I certainly don't begrudge evangelicals for making that leap. I'm not one of those guys that says that Christianity is inherently irrational. I just don't buy that. That's very reductive.
So that remains fascinating to me and I'm always thinking about that, trying to probe that and understand it. I certainly would not want to begrudge that or take that away from the evangelicals who I've been getting to know. I think it's really important to them and does a lot of good in their life and a lot of good for our society that is brought forward in public settings.
CP: Since The Christian Post has a lot of evangelical readers, I'm going to leave the last question open-ended to give you an opportunity to say whatever you would like to say to our readers. So anything else you would like to add?
Krattenmaker: The Christians I've engaged with for my new book, as well as for numerous USA Today columns, have treated me with incredible kindness and hospitality. I'm grateful to them. They have had a positive impact on my writing, for sure, but also on me personally. There's a lesson in that, I think, for evangelicals who are leery of engaging with the "other" or not sure how to do it in this rapidly changing cultural context.

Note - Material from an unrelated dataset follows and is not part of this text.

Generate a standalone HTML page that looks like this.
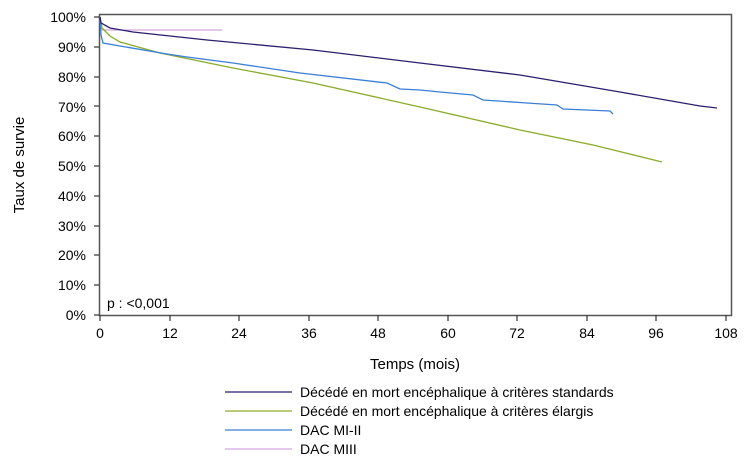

As you know from reading the book, Napp, I urge my fellow non-evangelicals to revise their stereotyped views of evangelicals and engage in an act of "disaggregation." This would apply to evangelical people as well as evangelical ideas and projects. I would urge evangelicals to do the same with respect to liberals and seculars. Only a very small number of us have a deep-seated hostility to evangelical Christianity. We're not all anti-religion flame-throwers in the Christopher Hitchens mode. I'm convinced most of us will receive evangelicals graciously as they come forward in the public square with friendliness, non-defensiveness, and an idealistic desire to help make things better. I mean, who could argue with that?